- _GIVEN EXERCISE_:
Give all the lines below again, exactly, with no pictures.
>>>
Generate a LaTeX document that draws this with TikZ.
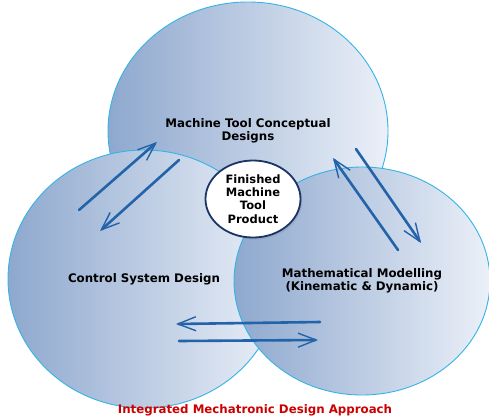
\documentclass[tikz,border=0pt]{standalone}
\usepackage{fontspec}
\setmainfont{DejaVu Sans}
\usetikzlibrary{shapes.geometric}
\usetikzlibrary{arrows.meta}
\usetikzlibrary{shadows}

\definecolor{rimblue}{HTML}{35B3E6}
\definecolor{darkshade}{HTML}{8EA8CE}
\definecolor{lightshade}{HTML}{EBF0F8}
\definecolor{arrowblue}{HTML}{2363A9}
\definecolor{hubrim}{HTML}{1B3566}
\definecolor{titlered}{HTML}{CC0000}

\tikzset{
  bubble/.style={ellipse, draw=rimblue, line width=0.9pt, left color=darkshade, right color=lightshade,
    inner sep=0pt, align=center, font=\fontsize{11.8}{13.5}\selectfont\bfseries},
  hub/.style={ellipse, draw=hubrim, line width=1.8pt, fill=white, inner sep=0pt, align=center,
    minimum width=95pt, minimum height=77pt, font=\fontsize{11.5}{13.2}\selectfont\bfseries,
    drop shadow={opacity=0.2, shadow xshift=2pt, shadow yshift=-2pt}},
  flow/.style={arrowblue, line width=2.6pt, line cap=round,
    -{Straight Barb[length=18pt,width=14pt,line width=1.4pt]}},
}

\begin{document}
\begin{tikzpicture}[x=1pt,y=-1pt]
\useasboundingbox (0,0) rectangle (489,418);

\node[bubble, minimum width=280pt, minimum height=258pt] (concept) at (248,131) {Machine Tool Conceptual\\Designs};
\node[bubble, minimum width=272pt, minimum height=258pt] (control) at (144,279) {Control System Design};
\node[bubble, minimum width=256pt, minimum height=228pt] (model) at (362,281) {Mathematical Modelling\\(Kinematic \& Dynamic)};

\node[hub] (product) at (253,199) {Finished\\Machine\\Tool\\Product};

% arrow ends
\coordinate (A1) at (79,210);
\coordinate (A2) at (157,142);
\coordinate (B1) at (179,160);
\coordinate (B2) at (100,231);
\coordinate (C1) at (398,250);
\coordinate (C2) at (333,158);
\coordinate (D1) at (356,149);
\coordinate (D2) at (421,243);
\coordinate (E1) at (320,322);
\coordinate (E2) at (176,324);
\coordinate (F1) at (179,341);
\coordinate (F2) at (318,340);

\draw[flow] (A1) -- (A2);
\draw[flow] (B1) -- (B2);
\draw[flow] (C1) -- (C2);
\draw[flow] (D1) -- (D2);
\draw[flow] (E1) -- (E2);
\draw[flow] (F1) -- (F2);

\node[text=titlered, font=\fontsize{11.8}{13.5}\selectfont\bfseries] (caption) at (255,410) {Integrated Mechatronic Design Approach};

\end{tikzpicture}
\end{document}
<<<
- _RESPONSE_:
Generate a LaTeX document that draws this with TikZ.
\documentclass[tikz,border=0pt]{standalone}
\usepackage{fontspec}
\setmainfont{DejaVu Sans}
\usetikzlibrary{shapes.geometric}
\usetikzlibrary{arrows.meta}
\usetikzlibrary{shadows}

\definecolor{rimblue}{HTML}{35B3E6}
\definecolor{darkshade}{HTML}{8EA8CE}
\definecolor{lightshade}{HTML}{EBF0F8}
\definecolor{arrowblue}{HTML}{2363A9}
\definecolor{hubrim}{HTML}{1B3566}
\definecolor{titlered}{HTML}{CC0000}

\tikzset{
  bubble/.style={ellipse, draw=rimblue, line width=0.9pt, left color=darkshade, right color=lightshade,
    inner sep=0pt, align=center, font=\fontsize{11.8}{13.5}\selectfont\bfseries},
  hub/.style={ellipse, draw=hubrim, line width=1.8pt, fill=white, inner sep=0pt, align=center,
    minimum width=95pt, minimum height=77pt, font=\fontsize{11.5}{13.2}\selectfont\bfseries,
    drop shadow={opacity=0.2, shadow xshift=2pt, shadow yshift=-2pt}},
  flow/.style={arrowblue, line width=2.6pt, line cap=round,
    -{Straight Barb[length=18pt,width=14pt,line width=1.4pt]}},
}

\begin{document}
\begin{tikzpicture}[x=1pt,y=-1pt]
\useasboundingbox (0,0) rectangle (489,418);

\node[bubble, minimum width=280pt, minimum height=258pt] (concept) at (248,131) {Machine Tool Conceptual\\Designs};
\node[bubble, minimum width=272pt, minimum height=258pt] (control) at (144,279) {Control System Design};
\node[bubble, minimum width=256pt, minimum height=228pt] (model) at (362,281) {Mathematical Modelling\\(Kinematic \& Dynamic)};

\node[hub] (product) at (253,199) {Finished\\Machine\\Tool\\Product};

% arrow ends
\coordinate (A1) at (79,210);
\coordinate (A2) at (157,142);
\coordinate (B1) at (179,160);
\coordinate (B2) at (100,231);
\coordinate (C1) at (398,250);
\coordinate (C2) at (333,158);
\coordinate (D1) at (356,149);
\coordinate (D2) at (421,243);
\coordinate (E1) at (320,322);
\coordinate (E2) at (176,324);
\coordinate (F1) at (179,341);
\coordinate (F2) at (318,340);

\draw[flow] (A1) -- (A2);
\draw[flow] (B1) -- (B2);
\draw[flow] (C1) -- (C2);
\draw[flow] (D1) -- (D2);
\draw[flow] (E1) -- (E2);
\draw[flow] (F1) -- (F2);

\node[text=titlered, font=\fontsize{11.8}{13.5}\selectfont\bfseries] (caption) at (255,410) {Integrated Mechatronic Design Approach};

\end{tikzpicture}
\end{document}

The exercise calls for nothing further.